When not to use a bag
- You need order-sensitive operations (sorting, rank, index access).
- You need range queries (
<= x, betweenaandb) where tree-based structures work better. - You need stable insertion order for iteration output.
Operations
add(item)
Increment the stored count for item by one.
def add(self, item):
self._counts[item] = self._counts.get(item, 0) + 1
self._size += 1
remove(item)
Decrement the count for item. If the count reaches zero the entry is deleted. Raises ValueError if the item is absent.
def remove(self, item):
if self._counts.get(item, 0) == 0:
raise ValueError(f"{item!r} not in bag")
self._counts[item] -= 1
if self._counts[item] == 0:
del self._counts[item]
self._size -= 1
count(item)
Return the number of times item appears. Returns 0 for absent items.
def count(self, item):
return self._counts.get(item, 0)
contains(item)
Return True if the item appears at least once.
def contains(self, item):
return self._counts.get(item, 0) > 0
is_sub_bag(other)
Return True if every item in self appears at least as many times in other.
def is_sub_bag(self, other):
for item, cnt in self._counts.items():
if other.count(item) < cnt:
return False
return True
union(other)
Return a new bag where each item's count is the maximum of the two bags.
def union(self, other):
result = Bag(self)
for item, cnt in other._counts.items():
if cnt > result.count(item):
result._counts[item] = cnt
result._size = sum(result._counts.values())
return result
intersection(other)
Return a new bag where each item's count is the minimum of the two bags.
def intersection(self, other):
result = Bag()
for item, cnt in self._counts.items():
keep = min(cnt, other.count(item))
if keep > 0:
result._counts[item] = keep
result._size = sum(result._counts.values())
return result
Full implementation
class Bag:
"""Unordered collection with duplicate tracking (multiset)."""
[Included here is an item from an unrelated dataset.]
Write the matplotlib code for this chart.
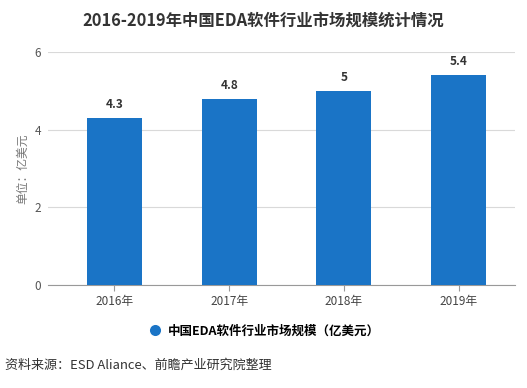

def __init__(self, iterable=()):
self._counts = {}
self._size = 0
for item in iterable:
self.add(item)
# ── core ──────────────────────────────────────────────────────────
def add(self, item):
self._counts[item] = self._counts.get(item, 0) + 1
self._size += 1
def remove(self, item):
if self._counts.get(item, 0) == 0:
raise ValueError(f"{item!r} not in bag")
self._counts[item] -= 1
if self._counts[item] == 0:
del self._counts[item]
self._size -= 1
def count(self, item):
return self._counts.get(item, 0)
def contains(self, item):
return self._counts.get(item, 0) > 0
# ── set-like operations ────────────────────────────────────────────
def is_sub_bag(self, other):
return all(other.count(item) >= cnt for item, cnt in self._counts.items())
def union(self, other):
result = Bag(self)
for item, cnt in other._counts.items():
if cnt > result.count(item):
result._counts[item] = cnt
result._size = sum(result._counts.values())
return result
def intersection(self, other):
result = Bag()
for item, cnt in self._counts.items():
keep = min(cnt, other.count(item))
if keep > 0:
result._counts[item] = keep
result._size = sum(result._counts.values())
return result
def difference(self, other):
"""Items in self that are not covered by other, by count."""
result = Bag()
for item, cnt in self._counts.items():
keep = max(0, cnt - other.count(item))
if keep > 0:
result._counts[item] = keep
result._size = sum(result._counts.values())
return result
# ── dunder ────────────────────────────────────────────────────────
def __len__(self):
return self._size
def __contains__(self, item):
return self.contains(item)
def __iter__(self):
"""Yield each item repeated by its count."""
for item, cnt in self._counts.items():
for _ in range(cnt):
yield item
def __repr__(self):
pairs = ", ".join(f"{k!r}: {v}" for k, v in self._counts.items())
return f"Bag({{{pairs}}})"
Usage examples
b = Bag(["apple", "banana", "apple", "cherry", "apple"])
print(b.count("apple")) # 3
print(b.count("grape")) # 0
print("banana" in b) # True
print(len(b)) # 5
b.add("banana")
print(b.count("banana")) # 2
b.remove("apple")
print(b.count("apple")) # 2
# Sub-bag check
a = Bag(["apple", "apple"])
print(a.is_sub_bag(b)) # True
# Intersection
x = Bag(["apple", "apple", "banana", "date"])
y = Bag(["apple", "banana", "banana"])
print(x.intersection(y)) # Bag({'apple': 1, 'banana': 1})
# Union
print(x.union(y)) # Bag({'apple': 2, 'banana': 2, 'date': 1})
Real-world examples
- Counting log levels (
ERROR,WARN,INFO) in streaming observability pipelines. - Inventory quantities by item ID in e-commerce carts.
- Word frequency vectors for search indexing and text analytics.
Complexity summary
| Operation | Time | Why |
|---|---|---|
add |
O(1) |
Hash map insert / increment |
remove |
O(1) |
Hash map decrement / delete |
count |
O(1) |
Hash map lookup |
contains |
O(1) |
Hash map lookup |
is_sub_bag |
O(k) |
k = distinct items in self |
union |
O(k) |
k = distinct items in both bags |
intersection |
O(k) |
k = distinct items in self |
__iter__ |
O(n) |
n = total item count |
Space is O(k) where k is the number of distinct items.
Python standard library alternative
Python ships collections.Counter, which is a production-grade bag:
from collections import Counter
c = Counter(["apple", "apple", "banana"])
print(c["apple"]) # 2
print(c.most_common(1)) # [('apple', 2)]
c.subtract(["apple"])
print(c["apple"]) # 1
Counter supports +, -, &, | operators which correspond to sum, difference, intersection, and union respectively.
Typical mistakes
- Treating a bag as ordered — it gives no position-based access.
- Forgetting that
removeraises on absent items; checkcountfirst if unsure. - Using a plain
listfor frequency work whenCounterorBagis more expressive and faster for lookups.